FN5. For this reason, as well as because CCI was not a party to Ace Doran I, we reject CCI’s contention that the doctrine of issue preclusion forecloses a conditional safety rating.

FN6. The FMSCA subsequently issued a final order denying reconsideration and imposing a civil penalty on Ace Doran. Ace Doran Hauling & Rigging Co. (FMCSA Feb. 8, 2000) (Ace Doran III ). This order was vacated on May 10, 2001. The FMCSA is currently conducting a rulemaking on hours of service and supporting documents which would, inter alia, “clarify that motor carriers are currently required to retain all ‘supporting documents’ that all drivers (including independent contractors) receive during a trip” and thereby “resolve the confusion created by” Ace Doran I and Ace Doran II. Hours of Service of Drivers; Supporting Documents, 69 Fed.Reg. 63,997, 64,003-04 (Nov. 3, 2004) (proposed rules).

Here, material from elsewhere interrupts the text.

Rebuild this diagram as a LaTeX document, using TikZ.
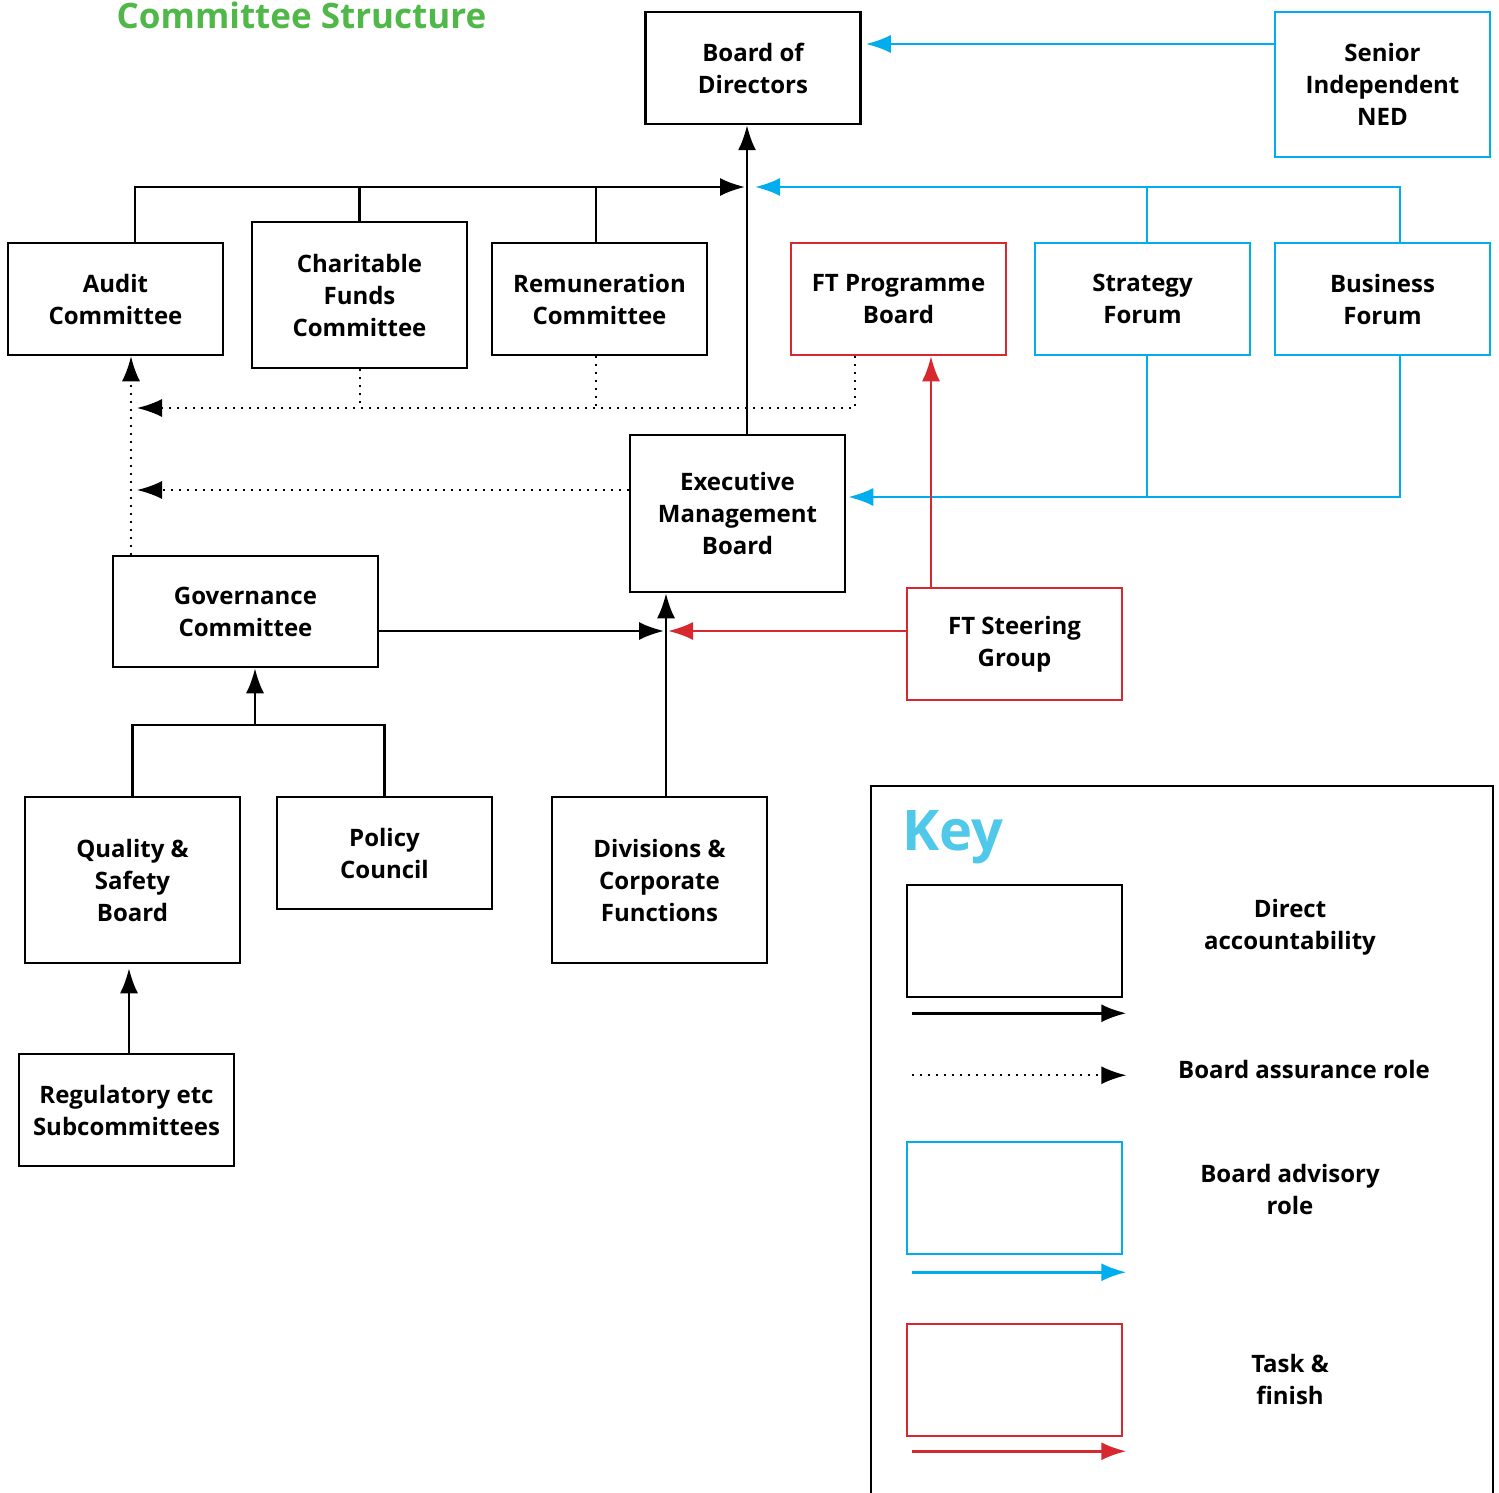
\documentclass[tikz,border=0pt]{standalone}
\usepackage{fontspec}
\setmainfont{Open Sans}
\usetikzlibrary{calc,arrows.meta,positioning}

\definecolor{accblack}{HTML}{000000}
\definecolor{advblue}{HTML}{00AEEF}
\definecolor{taskred}{HTML}{D7282F}
\definecolor{titlegreen}{HTML}{50B848}
\definecolor{keyblue}{HTML}{4FC8EA}

\tikzset{
  box/.style={draw=accblack, line width=2.5pt, align=center, minimum width=215pt, minimum height=112pt,
    font=\fontsize{24}{32}\selectfont\bfseries, inner sep=2pt},
  advbox/.style={box, draw=advblue},
  taskbox/.style={box, draw=taskred},
  line/.style={draw=accblack, line width=2.5pt},
  acc/.style={line, -{Latex[length=25pt,width=18pt]}},
  adv/.style={line, draw=advblue, -{Latex[length=25pt,width=18pt]}},
  advline/.style={line, draw=advblue},
  task/.style={line, draw=taskred, -{Latex[length=25pt,width=18pt]}},
  asrline/.style={line, line width=2pt, dash pattern=on 2pt off 6pt},
  asr/.style={asrline, -{Latex[length=25pt,width=18pt]}},
  lbl/.style={align=center, font=\fontsize{24}{32}\selectfont\bfseries}
}

\begin{document}
\begin{tikzpicture}[x=1pt, y=-1pt]
  \useasboundingbox (0,0) rectangle (1499,1493);

  % Titel
  \node[anchor=base, text=titlegreen, font=\fontsize{35}{40}\selectfont\bfseries, inner sep=0pt] (ttl) at (301.5,29) {Committee Structure};

  % Boards and committees
  \node[box] (bod) at (753,68) {Board of\\Directors};
  \node[advbox, minimum height=145pt] (ned) at (1382.5,84.5) {Senior\\Independent\\NED};

  \node[box] (audit) at (115.5,299) {Audit\\Committee};
  \node[box, minimum height=146pt] (charity) at (359.5,295) {Charitable\\Funds\\Committee};
  \node[box] (remun) at (599.5,299) {Remuneration\\Committee};
  \node[taskbox] (ftprog) at (898.5,299) {FT Programme\\Board};
  \node[advbox] (strat) at (1142.5,299) {Strategy\\Forum};
  \node[advbox] (busi) at (1382.5,299) {Business\\Forum};

  \node[box, minimum height=157pt] (emb) at (737.5,513.5) {Executive\\Management\\Board};
  \node[box, minimum width=265pt, minimum height=111pt] (gov) at (245.5,611.5) {Governance\\Committee};
  \node[taskbox] (ftsteer) at (1014.5,644) {FT Steering\\Group};

  \node[box, minimum height=166pt] (qsb) at (132.5,880) {Quality \&\\Safety\\Board};
  \node[box] (policy) at (384.5,853) {Policy\\Council};
  \node[box, minimum height=166pt] (divs) at (659.5,880) {Divisions \&\\Corporate\\Functions};
  \node[box] (reg) at (126.5,1110) {Regulatory etc\\Subcommittees};

  % Junctions
  \coordinate (topbus) at (747,187);
  \coordinate (asrtip) at (137,408);
  \coordinate (embin) at (666,631);
  \coordinate (govjoin) at (255,725);

  % Direct accountability
  \draw[acc] ([xshift=-6pt]bod.south |- emb.north) -- ([xshift=-6pt]bod.south);
  \draw[acc] ([xshift=19.5pt]audit.north) |- ([xshift=-2pt]topbus);
  \draw[line] (charity.north) -- (charity.north |- topbus);
  \draw[line] ([xshift=-3.5pt]remun.north) -- ([xshift=-3.5pt]remun.north |- topbus);
  \draw[acc] ([yshift=-19.5pt]gov.east) -- ([xshift=-2pt]embin);
  \draw[acc] ([xshift=6.5pt]divs.north) -- ([xshift=6.5pt]divs.north |- emb.south);
  \draw[line] (qsb.north) |- (govjoin) -| (policy.north);
  \draw[acc] (govjoin) -- (govjoin |- gov.south);
  \draw[acc] ([xshift=2.5pt]reg.north) -- ([xshift=2.5pt,yshift=-4pt]reg.north |- qsb.south);

  % Board advisory role
  \draw[adv] ([yshift=40.5pt]ned.west) -- ([xshift=4pt,yshift=40.5pt]ned.west -| bod.east);
  \draw[adv] ([xshift=17.5pt]busi.north) |- ([xshift=8pt]topbus);
  \draw[advline] ([xshift=4.5pt]strat.north) -- ([xshift=4.5pt]strat.north |- topbus);
  \draw[adv] ([xshift=17.5pt]busi.south) |- ([xshift=2pt,yshift=16.5pt]emb.east);
  \draw[advline] ([xshift=4.5pt]strat.south) -- ([xshift=4.5pt,yshift=16.5pt]strat.south |- emb.east);

  % Task and finish
  \draw[task] ([xshift=-83.5pt]ftsteer.north) -- ([xshift=-83.5pt]ftsteer.north |- ftprog.south);
  \draw[task] ([yshift=13pt]ftsteer.west) -- ([xshift=2pt]embin);

  % Board assurance role
  \draw[asr] ([xshift=-43.5pt]ftprog.south) |- (asrtip);
  \draw[asrline] (charity.south) -- (charity.south |- asrtip);
  \draw[asrline] ([xshift=-3.5pt]remun.south) -- ([xshift=-3.5pt]remun.south |- asrtip);
  \draw[asr] ([yshift=23.5pt]emb.west) -- ([yshift=23.5pt]emb.west -| asrtip);
  \draw[asr] ([xshift=-114.5pt]gov.north) -- ([xshift=-114.5pt]gov.north |- audit.south);

  % Key
  \draw[line] (871,1500) -- (871,786) -- (1493,786) -- (1493,1500);
  \node[anchor=base west, text=keyblue, font=\fontsize{56}{60}\selectfont\bfseries, inner sep=0pt] (keyttl) at (902,850) {Key};

  \node[box] (k1) at (1014.5,941) {};
  \node[advbox] (k2) at (1014.5,1198) {};
  \node[taskbox] (k3) at (1014.5,1380) {};

  \draw[acc] ([xshift=6pt,yshift=-15pt]k1.south west) -- ([xshift=3pt,yshift=-15pt]k1.south east);
  \draw[asr] ([xshift=6pt,yshift=-77pt]k1.south west) -- ([xshift=3pt,yshift=-77pt]k1.south east);
  \draw[adv] ([xshift=6pt,yshift=-17pt]k2.south west) -- ([xshift=3pt,yshift=-17pt]k2.south east);
  \draw[task] ([xshift=6pt,yshift=-14pt]k3.south west) -- ([xshift=3pt,yshift=-14pt]k3.south east);

  \node[lbl] (l1) at (1290,927) {Direct\\accountability};
  \node[lbl] (l2) at (1304,1069) {Board assurance role};
  \node[lbl] (l3) at (1290,1189) {Board advisory\\role};
  \node[lbl] (l4) at (1290,1379) {Task \&\\finish};
\end{tikzpicture}
\end{document}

FN7. We also note that CCI was on individual notice from previous enforcement actions that the FMCSA (and its predecessor, the Federal Highway Administration) required a carrier to maintain the toll receipts of owner operators. See, e.g., FHA v. CCI, 1999 WL 33738402 & n. 12 (May 27, 1999) (“Commodity Carriers had a duty to verify its drivers’ logs” and to “compare[ ] the logs with the toll receipts,” noting “[t]hat duty applies to owner-operator drivers as well as employee drivers”).

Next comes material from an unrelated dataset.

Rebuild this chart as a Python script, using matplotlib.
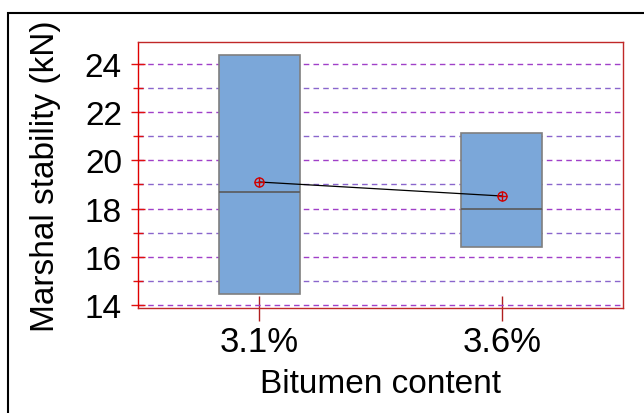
import matplotlib
matplotlib.use("Agg")
import matplotlib.pyplot as plt
from matplotlib.patches import Rectangle
from matplotlib.ticker import MultipleLocator

plt.rcParams['font.family'] = ['Liberation Sans', 'DejaVu Sans']

# data
labels = ['3.1%', '3.6%']
q1 = [14.45, 16.4]
q3 = [24.35, 21.15]
medians = [18.7, 17.98]
means = [19.1, 18.52]

positions = [1, 2]

fig = plt.figure(figsize=(6.44, 4.14), dpi=100)
ax = fig.add_axes([138/644, 1 - 309/414, 485/644, 266/414])

stats = []
for i in range(len(labels)):
    stats.append(dict(med=medians[i], q1=q1[i], q3=q3[i],
                      whislo=q1[i], whishi=q3[i], fliers=[], label=labels[i]))

ax.bxp(stats, positions=positions, widths=0.333, patch_artist=True,
       showcaps=False, showfliers=False,
       boxprops=dict(facecolor='#7ba7d9', edgecolor='#7f7f7f', linewidth=1.2),
       medianprops=dict(color='#5a5a5a', linewidth=1.2),
       whiskerprops=dict(linewidth=0), zorder=3)

# mean connect line and markers
ax.plot(positions, means, color='black', lw=0.9, zorder=4)
ax.plot(positions, means, 'o', ms=6.5, mfc='none', mec='#d00000', mew=1.0, zorder=5)
ax.plot(positions, means, '+', ms=6.5, mec='#d00000', mew=1.0, zorder=5)

ax.set_xlim(0.5, 2.5)
ax.set_ylim(13.88, 24.9)
ax.yaxis.set_major_locator(MultipleLocator(2))
ax.yaxis.set_minor_locator(MultipleLocator(1))
ax.set_xticks(positions)
ax.set_xticklabels(labels)

ax.grid(axis='y', which='major', color='#a040c8', ls=(0, (4, 3)), lw=1.0)
ax.grid(axis='y', which='minor', color='#8a66cc', ls=(0, (4, 3)), lw=1.0)
ax.set_axisbelow(True)

ax.tick_params(axis='y', which='major', direction='inout', length=9.5, width=1,
               color='#e01010', labelsize=24, pad=6.8)
ax.tick_params(axis='y', which='minor', direction='inout', length=6.5, width=1,
               color='#e01010')
ax.tick_params(axis='x', direction='inout', length=18, width=1,
               color='#b02020', labelsize=25, pad=3.6)

for side in ['top', 'right', 'bottom']:
    ax.spines[side].set_color('#c02828')
ax.spines['left'].set_color('#e00000')
for s in ax.spines.values():
    s.set_linewidth(1.0)

ax.set_ylabel('Marshal stability (kN)', fontsize=24, labelpad=17)
ax.set_xlabel('Bitumen content', fontsize=24, labelpad=7)

# outer black frame
fig.patches.append(Rectangle((8/644, -0.2), 2, 400/414 + 0.2, transform=fig.transFigure,
                             fill=False, ec='black', lw=1.5))

fig.savefig('out.png', dpi=100)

FN8. In addition to the arguments addressed above, CCI contends FMCSA’s interpretation of section 395.8(k)(1) is arbitrary and capricious based on “common knowledge in the industry” regarding drivers’ trading or selling toll receipts. It fails, however, to cite record evidence of such practices. See In re Sang Su Lee, 277 F.3d 1338, 1345 (Fed.Cir.2002) (“reference to common knowledge ‘does not in and of itself make it so’ absent evidence of such knowledge” (quoting Smiths Indus. Med. Sys., Inc. v. Vital Signs, Inc. 183 F.3d 1347, 1356 (Fed.Cir.1999)); cf. Chirino v. NTSB, 849 F.2d 1525, 1527 (D.C.Cir.1988) (relying on “common knowledge among pilots within the industry” regarding requirement of simulator training to obtain aircraft rating because agency “adduced evidence” before administrative law judge to support such knowledge).